Fences give better creative output than brainstorming
Darrell Velegol, PhD
President of Knowlecular Processes,
Distinguished Professor of Chemical Engineering, Penn State Chemical Engineering
When our kids were young, we found that their creative output diminished when we let them explore too broadly. They seemed overwhelmed by having “infinite possibility”. The same thing happens with our dog Brandi when we let her off her leash -- she tends to explore less, and stay closer to us. But when we provided constraints in distance, group size, budget, or time, they often came up with simple yet clever and creative solutions. It turns out that fences can improve creativity … but not always innovation, which requires many steps beyond just creativity.
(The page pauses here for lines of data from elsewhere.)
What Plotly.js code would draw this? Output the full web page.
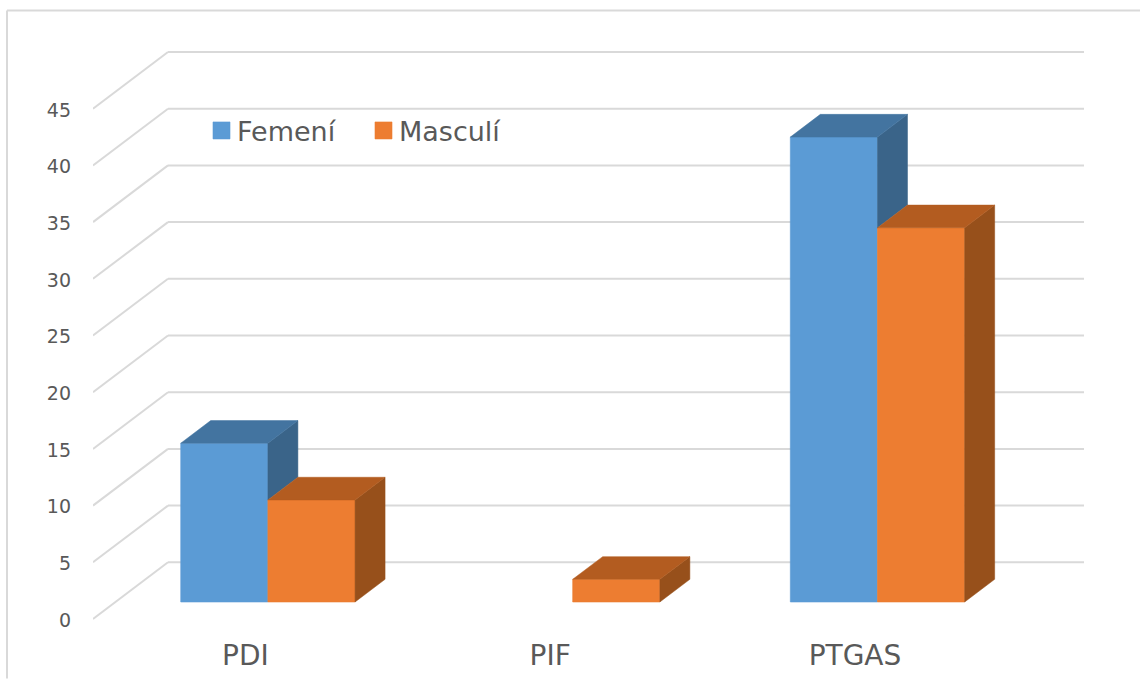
<!DOCTYPE html>
<html>
<head>
<meta charset="utf-8">
<script src="https://cdn.plot.ly/plotly-3.0.1.min.js"></script>
<style>html,body{margin:0;padding:0;background:#fff;overflow:hidden}#chart{width:1140px;height:679px}</style>
</head>
<body>
<div id="chart"></div>
<script>
var categories = ['PDI', 'PIF', 'PTGAS'];
var femeni = [14, 0, 41];
var masculi = [9, 2, 33];
var yTicks = [0, 5, 10, 15, 20, 25, 30, 35, 40, 45];

var W = 1140, H = 679;
var M = {l: 93, r: 56, t: 49.5, b: 57.5};
var pxPerCat = 304.8, pxPerVal = 11.36;
var depthPxX = 75;
var depthX = depthPxX / pxPerCat;   // full floor depth, in category units
var depthY = 5;                     // full floor depth, in value units
var barWidth = 0.286;
var barStart = 0.3, barDepth = 0.4; // bar position along the floor depth
var baseY = barStart * depthY;
var catShift = barStart * depthX;
var xMin = -0.5, xMax = xMin + (W - M.l - M.r) / pxPerCat;
var pad = 2 / pxPerVal;
var grid = {color: '#D9D9D9', width: 2};

function topFace(vals, side) {
  var xs = [], ys = [];
  vals.forEach(function (v, i) {
    if (!v) return;
    var x0 = i + catShift + (side === 0 ? -barWidth : 0), x1 = x0 + barWidth;
    var y = baseY + v, dx = barDepth * depthX, dy = barDepth * depthY;
    xs.push(x0, x1, x1 + dx, x0 + dx, x0, null);
    ys.push(y, y, y + dy, y + dy, y, null);
  });
  return {x: xs, y: ys};
}
function sideFace(vals, side, neighbour) {
  var xs = [], ys = [];
  vals.forEach(function (v, i) {
    if (!v) return;
    var x = i + catShift + (side === 0 ? 0 : barWidth);
    var bottom = baseY + (neighbour ? Math.min(neighbour[i], v) : 0);
    var y = baseY + v, dx = barDepth * depthX, dy = barDepth * depthY;
    xs.push(x, x + dx, x + dx, x, x, null);
    ys.push(y, y + dy, bottom + dy, bottom, y, null);
  });
  return {x: xs, y: ys};
}
function face(f, color) {
  return {type: 'scatter', mode: 'lines', x: f.x, y: f.y, fill: 'toself', fillcolor: color,
    line: {color: color, width: 0.5}, showlegend: false, hoverinfo: 'skip'};
}
function bar(name, vals, color, side) {
  return {type: 'bar', name: name, x: categories.map(function (c, i) { return i + catShift; }),
    y: vals, base: baseY, width: barWidth, offset: side === 0 ? -barWidth : 0,
    marker: {color: color, line: {color: color, width: vals.map(function (v) { return v ? 0.6 : 0; })}}};
}

var traces = [
  bar('Femení', femeni, '#5B9BD5', 0),
  bar('Masculí', masculi, '#ED7D31', 1),
  face(sideFace(femeni, 0, masculi), '#3A6489'),
  face(topFace(femeni, 0), '#4374A0'),
  face(sideFace(masculi, 1), '#97501B'),
  face(topFace(masculi, 1), '#B35C20')
];

var shapes = [];
yTicks.forEach(function (v) {
  shapes.push({type: 'line', layer: 'below', xref: 'x', yref: 'y', x0: xMin, y0: v, x1: xMin + depthX, y1: v + depthY, line: grid});
  shapes.push({type: 'line', layer: 'below', xref: 'x', yref: 'y', x0: xMin + depthX, y0: v + depthY, x1: xMax, y1: v + depthY, line: grid});
});
function px(p) { return (p - M.l) / (W - M.l - M.r); }
function py(p) { return 1 - (p - M.t) / (H - M.t - M.b); }
shapes.push({type: 'line', layer: 'below', xref: 'paper', yref: 'paper', x0: px(7), y0: py(10), x1: px(W), y1: py(10), line: grid});
shapes.push({type: 'line', layer: 'below', xref: 'paper', yref: 'paper', x0: px(7), y0: py(10), x1: px(7), y1: py(H), line: grid});

var font = 'DejaVu Sans, Verdana, sans-serif';
var layout = {
  width: W, height: H, margin: M, paper_bgcolor: '#fff', plot_bgcolor: 'rgba(0,0,0,0)',
  barmode: 'overlay', shapes: shapes, showlegend: true,
  font: {family: font, color: '#595959'},
  legend: {orientation: 'h', x: px(197), xanchor: 'left', y: py(106), yanchor: 'top',
    font: {size: 27, color: '#595959', family: font}, entrywidth: 117, entrywidthmode: 'pixels',
    bgcolor: 'rgba(0,0,0,0)', traceorder: 'normal'},
  xaxis: {range: [xMin, xMax], tickmode: 'array', tickvals: categories.map(function (c, i) { return i; }),
    ticktext: categories, showgrid: false, zeroline: false, showline: false, ticks: '',
    tickfont: {size: 28, color: '#595959', family: font}, ticklabelstandoff: 15, fixedrange: true},
  yaxis: {range: [-pad, 50 + pad], tickmode: 'array', tickvals: yTicks, ticktext: yTicks.map(String),
    showgrid: false, zeroline: false, showline: false, ticks: '',
    tickfont: {size: 19, color: '#595959', family: font}, ticklabelstandoff: 21, fixedrange: true}
};

Plotly.newPlot('chart', traces, layout, {displayModeBar: false, staticPlot: true}).then(function () {
  document.querySelectorAll('.legend .legendpoints path').forEach(function (p) {
    p.setAttribute('d', 'M13,8.5H-4V-8.5H13Z');
  });
  document.querySelectorAll('.ytick text').forEach(function (t) {
    t.setAttribute('dy', '1.2');
  });
});
</script>
</body>
</html>
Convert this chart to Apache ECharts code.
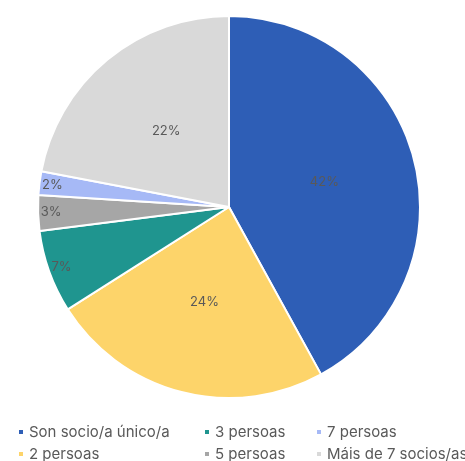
<!DOCTYPE html>
<html>
<head>
<meta charset="utf-8">
<script src="https://cdn.jsdelivr.net/npm/echarts@6/dist/echarts.min.js"></script>
<style>
  html, body { margin: 0; padding: 0; background: #fff; }
  #chart { width: 465px; height: 461px; }
</style>
</head>
<body>
<div id="chart"></div>
<script>
// categories and shares (%), clockwise from 12 o'clock
const categories = ['Son socio/a único/a', '2 persoas', '3 persoas', '5 persoas', '7 persoas', 'Máis de 7 socios/as']
const shares = [42, 24, 7, 3, 2, 22]
const colors = ['#2e5eb6', '#fdd46a', '#1f958f', '#a6a6a6', '#a6b9f6', '#d9d9d9']
// small slices get their label near the rim
const smallLimit = 10

const chart = echarts.init(document.getElementById('chart'))

const font = 'Inter, Roboto, sans-serif'
const center = [229, 207]
const outer = 191

function legendCol(names, left) {
  return {
    orient: 'vertical',
    left: left,
    top: 424,
    height: 42,
    padding: 0,
    itemWidth: 6,
    itemHeight: 6,
    itemGap: 6,
    icon: 'rect',
    selectedMode: false,
    data: names,
    textStyle: { color: '#595959', fontSize: 15, lineHeight: 16, fontFamily: font }
  }
}

const pieData = categories.map((name, i) => ({
  name: name,
  value: shares[i],
  itemStyle: { color: colors[i] },
  label: { show: shares[i] >= smallLimit }
}))

const rimData = categories.map((name, i) => ({
  name: name,
  value: shares[i],
  label: { show: shares[i] < smallLimit }
}))

const labelStyle = {
  position: 'inside',
  formatter: '{c}%',
  color: '#595959',
  fontSize: 13,
  fontFamily: font
}

chart.setOption({
  animation: false,
  legend: [
    legendCol([categories[0], categories[1]], 17),
    legendCol([categories[2], categories[3]], 203),
    legendCol([categories[4], categories[5]], 315)
  ],
  series: [
    {
      type: 'pie',
      center: center,
      radius: [0, outer],
      startAngle: 90,
      clockwise: true,
      silent: true,
      itemStyle: { borderColor: '#fff', borderWidth: 2 },
      label: labelStyle,
      labelLine: { show: false },
      data: pieData
    },
    {
      type: 'pie',
      center: center,
      radius: [outer - 32, outer],
      startAngle: 90,
      clockwise: true,
      silent: true,
      itemStyle: { color: 'rgba(0,0,0,0)' },
      label: labelStyle,
      labelLine: { show: false },
      data: rimData
    }
  ]
})

window.addEventListener('resize', () => {
  chart.resize()
})
</script>
</body>
</html>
In the 1940s advertising exec Alex Osborne developed and wrote about “Brainstorming” as a way to use a team to create disruptive ideas. Two key principles are 1) defer judgment, 2) maximize the quantity of ideas created. However, numerous studies (1) have shown that brainstorming has several challenges (e.g., free rider problem, groupthink) that cause it to have LOWER creative output than a team of individuals. Lower in quantity, low in quality. The literature is clear that the best creative outputs are not group efforts, but solo in nature.
So how to move forward? Here are some tips:
1. Set up exercises that enable you to draw out the creativity of individual team members. Perhaps ask each team member to create 5 solutions to particular parts of a problem. Or 10 or 25. Sometimes asking for higher numbers requires them to go beyond some obvious solutions to create something creatively more profound.
2. Set some fences on their creativity. Budget, time, size. I’m reading an interesting book about this right now, “Inside the Box” (3).
3. Alternatively, sometimes it’s helpful to REMOVE certain constraints! What if gravity didn’t exist? What if you could operate at any temperature? What if the final cost of the offering doesn’t matter?
4. Evaluate separately, and as a team. Whereas creativity works best alone, INNOVATION requires evaluation from many perspectives, so that key risks are made clear from every angle.
Give these a try -- see how they work for your team.
1 For example, Michael Diehl; Wolfgang Stroebe. "Productivity Loss in Brainstorming Groups: Toward the Solution of a Riddle". Journal of Personality and Social Psychology. 53, 497–509, 1987.
2 Rosso, Brent D. “Creativity and Constraints: Exploring the Role of Constraints in the Creative Processes of Research and Development Teams,” Organization Studies, 35, 551-585 (2014).
3 Boyd & Goldenberg, Inside the Box (2013). This book was recommended to me by a former PhD student at Penn State.